DATASET start

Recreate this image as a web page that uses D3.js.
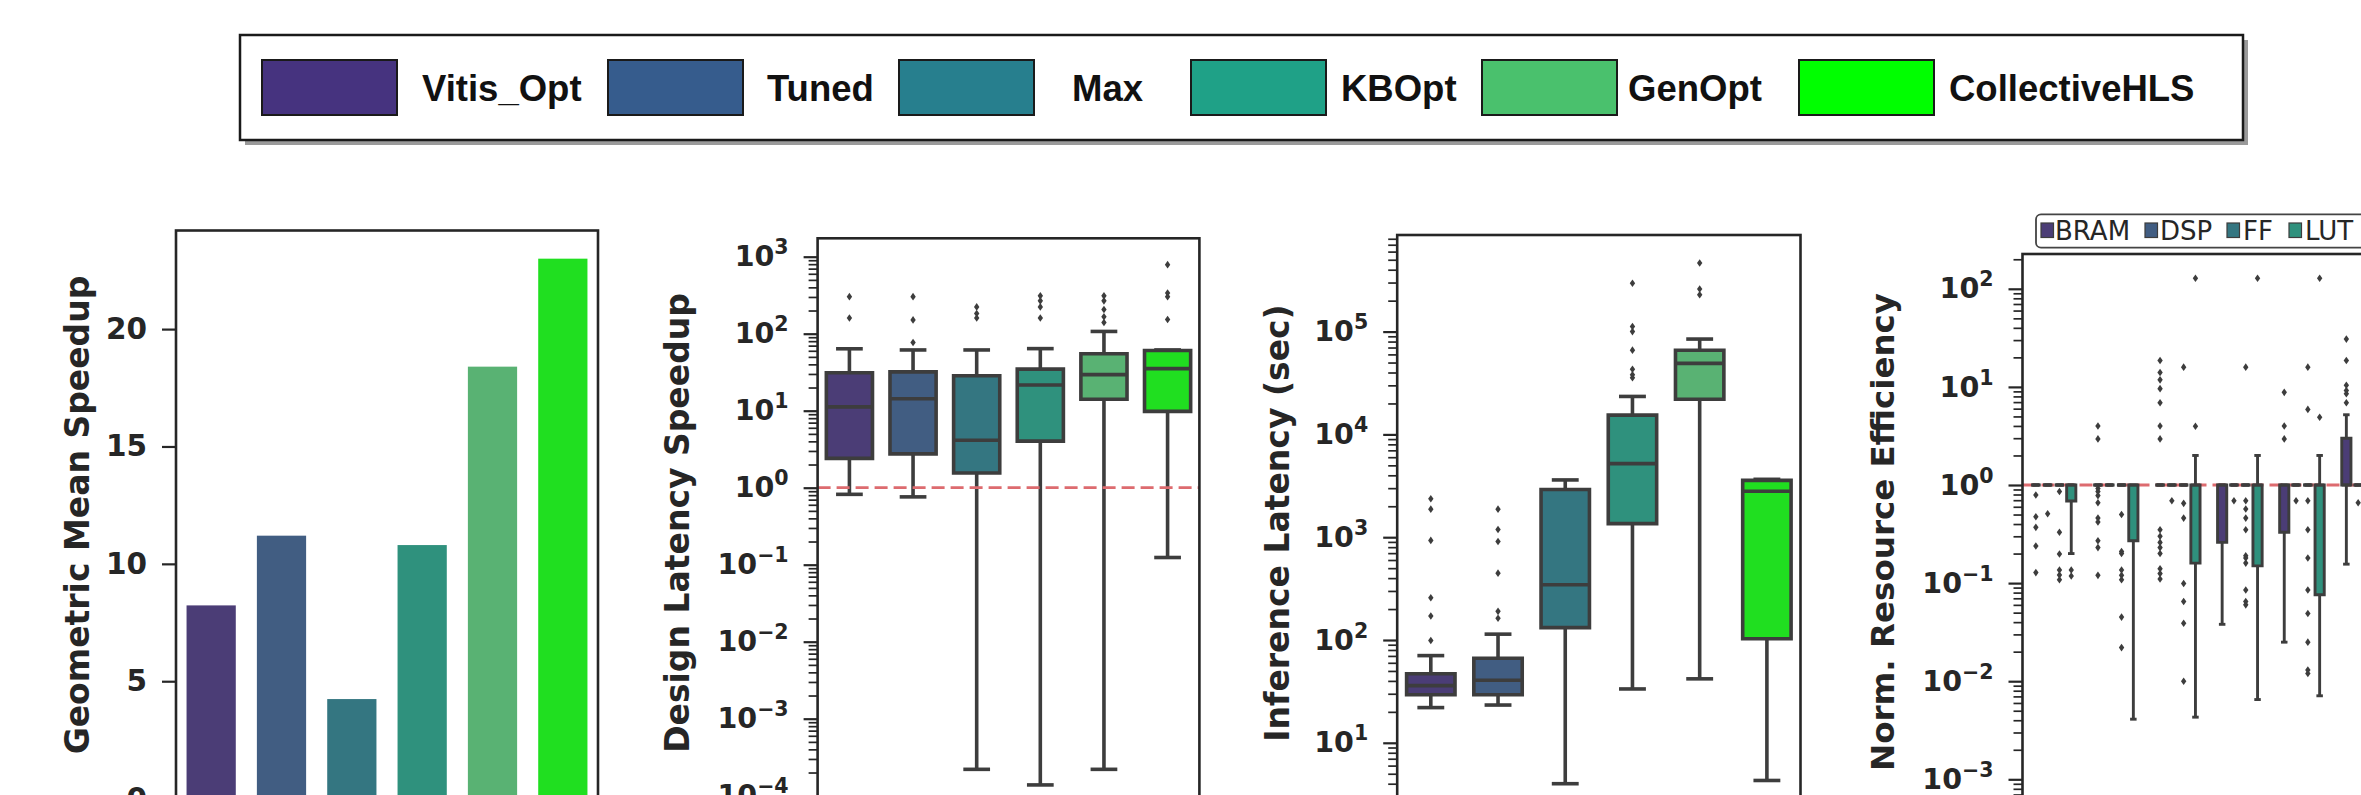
<!DOCTYPE html>
<html>
<head>
<meta charset="utf-8">
<script src="https://cdn.jsdelivr.net/npm/d3@7"></script>
<style>
  body { margin: 0; background: #fff; }
  svg { display: block; }
</style>
</head>
<body>
<svg id="fig" width="2361" height="795"></svg>
<script>
// ---------------- data ----------------
const methods = ["Vitis_Opt", "Tuned", "Max", "KBOpt", "GenOpt", "CollectiveHLS"];
const methodColors = ["#46337f", "#365c8d", "#277f8e", "#1fa187", "#4ac16d", "#00ff00"];

const geoMeanSpeedup = [8.23, 11.2, 4.24, 10.8, 18.4, 23.0];

// box stats: [lower whisker, q1, median, q3, upper whisker]
const speedupBoxes = [
  [0.82, 2.40, 11.2, 31.1, 63.7],
  [0.76, 2.75, 14.3, 31.9, 61.5],
  [2.2e-4, 1.55, 4.13, 28.5, 61.5],
  [1.38e-4, 4.03, 21.6, 34.7, 64],
  [2.2e-4, 14.1, 29.4, 55, 107],
  [0.124, 9.8, 35.2, 60.5, 61.5]
];
const speedupOutliers = [
  [303, 160],
  [303, 151, 76.7],
  [223, 183, 160],
  [310, 267, 223, 160],
  [310, 267, 206, 166, 140],
  [789, 338, 303, 153]
];

const inferenceBoxes = [
  [22, 29.3, 36, 47, 70.5],
  [23.3, 29.3, 40.6, 66.4, 114],
  [4.0, 132, 345, 2911, 3606],
  [33.4, 1355, 5200, 15400, 23400],
  [41.9, 22000, 49100, 65800, 84600],
  [4.3, 103, 2800, 3574, 3656]
];
const inferenceOutliers = [
  [2366, 1875, 931, 258, 171, 99],
  [1875, 1189, 908, 447, 190, 163],
  [],
  [295000, 112000, 100000, 66000, 43000, 38000, 35600],
  [465000, 260000, 228000],
  []
];

const resources = ["BRAM", "DSP", "FF", "LUT"];
const resourceColors = ["#46337f", "#365c8d", "#277f8e", "#1fa187"];
const flat = [1, 1, 1, 1, 1];
// per method, per resource
const resourceBoxes = [
  [flat, flat, flat, [0.2, 0.687, 1, 1, 1]],
  [flat, flat, flat, [0.0041, 0.27, 1, 1, 1]],
  [flat, flat, flat, [0.0043, 0.16, 1, 1, 2.0]],
  [[0.038, 0.26, 1, 1, 1], flat, flat, [0.0065, 0.15, 1, 1, 2.0]],
  [[0.025, 0.33, 1, 1, 1], flat, flat, [0.0071, 0.076, 1, 1, 2.0]],
  [[0.156, 1, 1, 3.0, 5.2], flat, null, null]
];
const resourceOutliers = [
  [[0.79, 0.475, 0.37, 0.239, 0.128], [0.51], [0.86, 0.33, 0.198, 0.136, 0.121, 0.108], [0.136, 0.118]],
  [[0.92, 0.86, 0.78, 0.66, 0.46, 0.42, 0.27, 0.23, 0.12, 2.95, 4.0], [], [0.5, 0.21, 0.2, 0.136, 0.12, 0.108, 0.045, 0.022], []],
  [[0.35, 0.3, 0.26, 0.23, 0.2, 0.14, 0.125, 0.11, 18.6, 14, 11.8, 9.6, 6.9, 4.0, 2.95], [0.69], [0.65, 0.46, 0.099, 0.065, 0.039, 0.01, 15.9], [3.97, 128]],
  [[], [0.69], [0.69, 0.57, 0.46, 0.35, 0.19, 0.18, 0.16, 0.085, 0.065, 0.06, 15.9], [128]],
  [[8.8, 4.0, 2.95], [0.69], [0.69, 0.35, 0.18, 0.085, 0.049, 0.025, 0.013, 0.012, 15.9, 5.9], [128, 4.9]],
  [[30.7, 18.6, 10.4, 9.2, 8.5, 6.9], [0.66], [], []]
];

// ---------------- helpers ----------------
const svg = d3.select("#fig");
const ink = "#262626", boxInk = "#3d3d3d";
const font = "'DejaVu Sans', sans-serif";
const desat = c => { const h = d3.hsl(c); h.s *= 0.75; return h.formatHex(); };
const diamond = "M0,-3.8L2.7,0L0,3.8L-2.7,0Z";

function frame(g, left, right, top) {
  g.append("rect")
    .attr("x", left).attr("y", top)
    .attr("width", right - left).attr("height", 700)
    .attr("fill", "none").attr("stroke", ink).attr("stroke-width", 2.6);
}

function yLabel(g, x, y, text, fs) {
  g.append("text")
    .attr("transform", `translate(${x},${y}) rotate(-90)`)
    .attr("text-anchor", "middle").attr("dominant-baseline", "central")
    .attr("font-family", font).attr("font-weight", "bold")
    .attr("font-size", fs).attr("fill", ink)
    .text(text);
}

function styleAxis(ax, fs) {
  ax.select(".domain").remove();
  ax.selectAll(".tick line").attr("stroke", ink).attr("stroke-width", 2.2);
  ax.selectAll(".tick text").attr("font-family", font).attr("font-weight", "bold")
    .attr("font-size", fs).attr("fill", ink);
}

function logAxis(g, y, x0, top, e0, e1, fs) {
  const majors = d3.range(e0, e1 + 1).map(e => Math.pow(10, e));
  const minors = [];
  for (let e = e0 - 1; e <= e1; e++) for (let m = 2; m < 10; m++) minors.push(m * Math.pow(10, e));
  const vis = minors.filter(v => y(v) >= top);
  const mi = g.append("g").attr("transform", `translate(${x0},0)`)
    .call(d3.axisLeft(y).tickValues(vis).tickSize(9).tickFormat(""));
  mi.select(".domain").remove();
  mi.selectAll(".tick line").attr("stroke", ink).attr("stroke-width", 1.7);
  const ax = g.append("g").attr("transform", `translate(${x0},0)`)
    .call(d3.axisLeft(y).tickValues(majors).tickSize(14).tickPadding(15).tickFormat(""));
  styleAxis(ax, fs);
  ax.selectAll(".tick text").each(function (d) {
    const e = Math.round(Math.log10(d));
    const t = d3.select(this);
    t.append("tspan").text("10");
    t.append("tspan").attr("dy", -0.42 * fs).attr("font-size", fs * 0.72)
      .text(e < 0 ? "\u2212" + (-e) : String(e));
  });
}

function drawBox(g, cx, w, capW, s, y, fill, lw) {
  const [lo, q1, med, q3, hi] = s;
  const line = (x1, y1, x2, y2) => g.append("line")
    .attr("x1", x1).attr("y1", y1).attr("x2", x2).attr("y2", y2)
    .attr("stroke", boxInk).attr("stroke-width", lw);
  line(cx, y(q1), cx, y(lo));
  line(cx, y(q3), cx, y(hi));
  line(cx - capW / 2, y(lo), cx + capW / 2, y(lo));
  line(cx - capW / 2, y(hi), cx + capW / 2, y(hi));
  g.append("path")
    .attr("d", `M${cx - w / 2},${y(q3)}H${cx + w / 2}V${y(q1)}H${cx - w / 2}Z`)
    .attr("fill", fill).attr("stroke", boxInk).attr("stroke-width", lw);
  line(cx - w / 2, y(med), cx + w / 2, y(med));
}

function drawFliers(g, cx, vals, y) {
  g.selectAll(null).data(vals).join("path")
    .attr("d", diamond)
    .attr("transform", d => `translate(${cx},${y(d)})`)
    .attr("fill", boxInk);
}

function refLine(g, x1, x2, yv) {
  g.append("line")
    .attr("x1", x1).attr("x2", x2).attr("y1", yv).attr("y2", yv)
    .attr("stroke", "#dd6b6f").attr("stroke-width", 2.8)
    .attr("stroke-dasharray", "13,6");
}

// ---------------- top legend ----------------
const legendPatchX = [262, 608, 899, 1191, 1482, 1799];
const legendTextX = [422, 767, 1072, 1341, 1628, 1949];
const lg = svg.append("g");
lg.append("rect").attr("x", 245).attr("y", 40).attr("width", 2003).attr("height", 105).attr("fill", "#9a9a9a");
lg.append("rect").attr("x", 240).attr("y", 35).attr("width", 2003).attr("height", 105)
  .attr("fill", "#fff").attr("stroke", "#1a1a1a").attr("stroke-width", 2.5);
lg.selectAll("rect.patch").data(methods).join("rect").attr("class", "patch")
  .attr("x", (d, i) => legendPatchX[i]).attr("y", 60)
  .attr("width", 135).attr("height", 55)
  .attr("fill", (d, i) => methodColors[i])
  .attr("stroke", "#1a1a1a").attr("stroke-width", 2);
lg.selectAll("text").data(methods).join("text")
  .attr("x", (d, i) => legendTextX[i]).attr("y", 88)
  .attr("dominant-baseline", "central")
  .attr("font-family", "'Liberation Sans', Arial, sans-serif").attr("font-weight", "bold")
  .attr("font-size", 36.5).attr("fill", "#111")
  .text(d => d);

// ---------------- panel 1: geometric mean speedup ----------------
{
  const g = svg.append("g");
  const left = 176, right = 598, top = 230.5;
  const x = d3.scaleBand().domain(methods).range([left, right]).paddingInner(0.3).paddingOuter(0.15);
  const y = d3.scaleLinear().domain([0, 24.2]).range([798.6, top]);
  g.selectAll("rect.bar").data(methods).join("rect").attr("class", "bar")
    .attr("x", d => x(d)).attr("width", x.bandwidth())
    .attr("y", (d, i) => y(geoMeanSpeedup[i]))
    .attr("height", (d, i) => y(0) - y(geoMeanSpeedup[i]))
    .attr("fill", (d, i) => desat(methodColors[i]));
  frame(g, left, right, top);
  const ax = g.append("g").attr("transform", `translate(${left},0)`)
    .call(d3.axisLeft(y).tickValues([0, 5, 10, 15, 20]).tickSize(14).tickPadding(15));
  styleAxis(ax, 29.5);
  yLabel(g, 77, 515, "Geometric Mean Speedup", 33);
}

// ---------------- panel 2: design latency speedup ----------------
{
  const g = svg.append("g");
  const left = 817.6, right = 1199.4, top = 238.3;
  const x = d3.scaleBand().domain(methods).range([left, right]);
  const y = d3.scaleLog().domain([1, 1000]).range([487.7, 256.7]);
  const step = x.step();
  methods.forEach((m, i) => {
    const cx = x(m) + step / 2;
    drawBox(g, cx, step * 0.725, step * 0.42, speedupBoxes[i], y, desat(methodColors[i]), 3.6);
    drawFliers(g, cx, speedupOutliers[i], y);
  });
  refLine(g, left, right, y(1));
  frame(g, left, right, top);
  logAxis(g, y, left, top, -4, 3, 28.5);
  yLabel(g, 677, 523, "Design Latency Speedup", 33);
}

// ---------------- panel 3: inference latency ----------------
{
  const g = svg.append("g");
  const left = 1397.2, right = 1800.5, top = 235;
  const x = d3.scaleBand().domain(methods).range([left, right]);
  const y = d3.scaleLog().domain([10, 1e5]).range([742.8, 331.6]);
  const step = x.step();
  methods.forEach((m, i) => {
    const cx = x(m) + step / 2;
    drawBox(g, cx, step * 0.72, step * 0.4, inferenceBoxes[i], y, desat(methodColors[i]), 3.6);
    drawFliers(g, cx, inferenceOutliers[i], y);
  });
  frame(g, left, right, top);
  logAxis(g, y, left, top, 0, 5, 28.5);
  yLabel(g, 1277, 523, "Inference Latency (sec)", 33);
}

// ---------------- panel 4: normalized resource efficiency ----------------
{
  const g = svg.append("g");
  const left = 2022.5, step = 62.1, top = 254;
  const x = d3.scaleBand().domain(methods).range([left, left + step * methods.length]);
  const y = d3.scaleLog().domain([1e-3, 100]).range([779.3, 288.8]);
  const hueStep = step * 0.19;
  refLine(g, left, 2361, y(1));
  methods.forEach((m, i) => {
    resources.forEach((r, h) => {
      const cx = x(m) + step / 2 + (h - 1.5) * hueStep;
      const fill = desat(resourceColors[h]);
      if (resourceBoxes[i][h]) drawBox(g, cx, hueStep - 2.6, hueStep * 0.55, resourceBoxes[i][h], y, fill, 2.9);
      drawFliers(g, cx, resourceOutliers[i][h], y);
    });
  });
  frame(g, left, left + step * methods.length, top);
  logAxis(g, y, left, top, -3, 2, 28.5);
  yLabel(g, 1883, 532, "Norm. Resource Efficiency", 32.5);

  // hue legend
  const patchX = [2041, 2145, 2227, 2289];
  const textX = [2055, 2160, 2243, 2305];
  g.append("rect").attr("x", 2036).attr("y", 214.3).attr("width", 400).attr("height", 33.4)
    .attr("rx", 5).attr("fill", "#fff").attr("stroke", "#444").attr("stroke-width", 1.8);
  g.selectAll("rect.hp").data(resources).join("rect").attr("class", "hp")
    .attr("x", (d, i) => patchX[i]).attr("y", 223)
    .attr("width", 12.5).attr("height", 14.5)
    .attr("fill", (d, i) => desat(resourceColors[i]))
    .attr("stroke", boxInk).attr("stroke-width", 1.2);
  g.selectAll("text.ht").data(resources).join("text").attr("class", "ht")
    .attr("x", (d, i) => textX[i]).attr("y", 231)
    .attr("dominant-baseline", "central")
    .attr("font-family", font).attr("font-size", 26).attr("fill", ink)
    .text(d => d);
}
</script>
</body>
</html>
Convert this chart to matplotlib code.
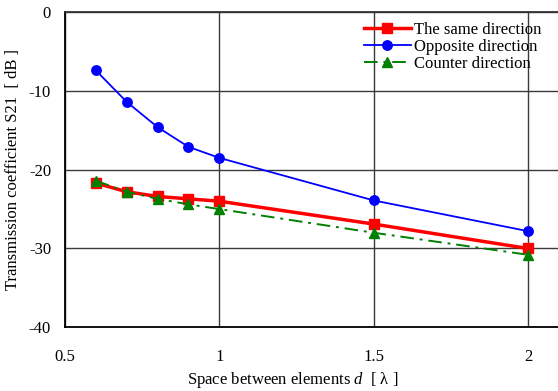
import numpy as np
import matplotlib.pyplot as plt

plt.rcParams['font.family'] = ['Liberation Serif', 'DejaVu Serif']
plt.rcParams['mathtext.fontset'] = 'custom'
plt.rcParams['mathtext.rm'] = 'Liberation Serif'
plt.rcParams['mathtext.it'] = 'Liberation Serif:italic'
plt.rcParams['axes.unicode_minus'] = False

# element spacing in wavelengths
spacing = [0.6, 0.7, 0.8, 0.9, 1.0, 1.5, 2.0]

# S21 [dB] per arrangement
same_dir = [-21.7, -22.8, -23.4, -23.7, -24.0, -26.9, -30.0]
opposite_dir = [-7.4, -11.4, -14.6, -17.1, -18.5, -23.9, -27.8]
counter_dir = [-21.4, -22.8, -23.7, -24.4, -25.0, -28.0, -30.8]

x_ticks = [0.5, 1.0, 1.5, 2.0]
x_tick_labels = ['0.5', '1', '1.5', '2']
y_ticks = [-40, -30, -20, -10, 0]

fig = plt.figure(figsize=(5.58, 3.91), dpi=100)
ax = fig.add_axes([0.1165, 0.163, 0.885, 0.806])

ax.plot(spacing, same_dir, color='#ff0000', lw=2.5, marker='s', ms=6.8,
        label='The same direction', zorder=4)
ax.plot(spacing, opposite_dir, color='#0000ff', lw=1.3, marker='o', ms=6.8,
        label='Opposite direction', zorder=3)
ax.plot(spacing, counter_dir, color='#008000', lw=1.4, marker='^', ms=7.2,
        dashes=(7, 3, 1.5, 3), label='Counter direction', zorder=5)

ax.set_xlim(0.5, 2.1)
ax.set_ylim(-40, 0)
ax.set_xticks(x_ticks)
ax.set_xticklabels(x_tick_labels)
ax.set_yticks(y_ticks)
ax.tick_params(length=0, labelsize=12)
ax.tick_params(axis='x', pad=16)
ax.tick_params(axis='y', pad=10)

ax.grid(True, color='#3a3a3a', lw=1.0)
for side in ['left', 'bottom', 'top']:
    ax.spines[side].set_linewidth(1.3)
    ax.spines[side].set_color('black')
ax.spines['top'].set_color('#333333')
ax.spines['right'].set_visible(False)

ax.set_xlabel('Space between elements $d$  [ λ ]', fontsize=12)
ax.xaxis.set_label_coords(0.462, -0.135)
ax.set_ylabel('Transmission coefficient S21  [ dB ]', fontsize=12, labelpad=6)

leg = ax.legend(loc='upper right', bbox_to_anchor=(0.985, 1.0), frameon=False,
                fontsize=12, handlelength=2.8, handletextpad=0.2,
                labelspacing=0.05, borderaxespad=0.2)

fig.savefig('out.png', dpi=100)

DATASET end

Using the data above, extract exactly the lines from the one containing "Convert this chart to matplotlib code." through the one containing "ax = fig.add_axes([0.1165, 0.163, 0.885, 0.806])". Pictures are left out.

_OUTPUT FOR THIS TASK_.
Convert this chart to matplotlib code.
import numpy as np
import matplotlib.pyplot as plt

plt.rcParams['font.family'] = ['Liberation Serif', 'DejaVu Serif']
plt.rcParams['mathtext.fontset'] = 'custom'
plt.rcParams['mathtext.rm'] = 'Liberation Serif'
plt.rcParams['mathtext.it'] = 'Liberation Serif:italic'
plt.rcParams['axes.unicode_minus'] = False

# element spacing in wavelengths
spacing = [0.6, 0.7, 0.8, 0.9, 1.0, 1.5, 2.0]

# S21 [dB] per arrangement
same_dir = [-21.7, -22.8, -23.4, -23.7, -24.0, -26.9, -30.0]
opposite_dir = [-7.4, -11.4, -14.6, -17.1, -18.5, -23.9, -27.8]
counter_dir = [-21.4, -22.8, -23.7, -24.4, -25.0, -28.0, -30.8]

x_ticks = [0.5, 1.0, 1.5, 2.0]
x_tick_labels = ['0.5', '1', '1.5', '2']
y_ticks = [-40, -30, -20, -10, 0]

fig = plt.figure(figsize=(5.58, 3.91), dpi=100)
ax = fig.add_axes([0.1165, 0.163, 0.885, 0.806])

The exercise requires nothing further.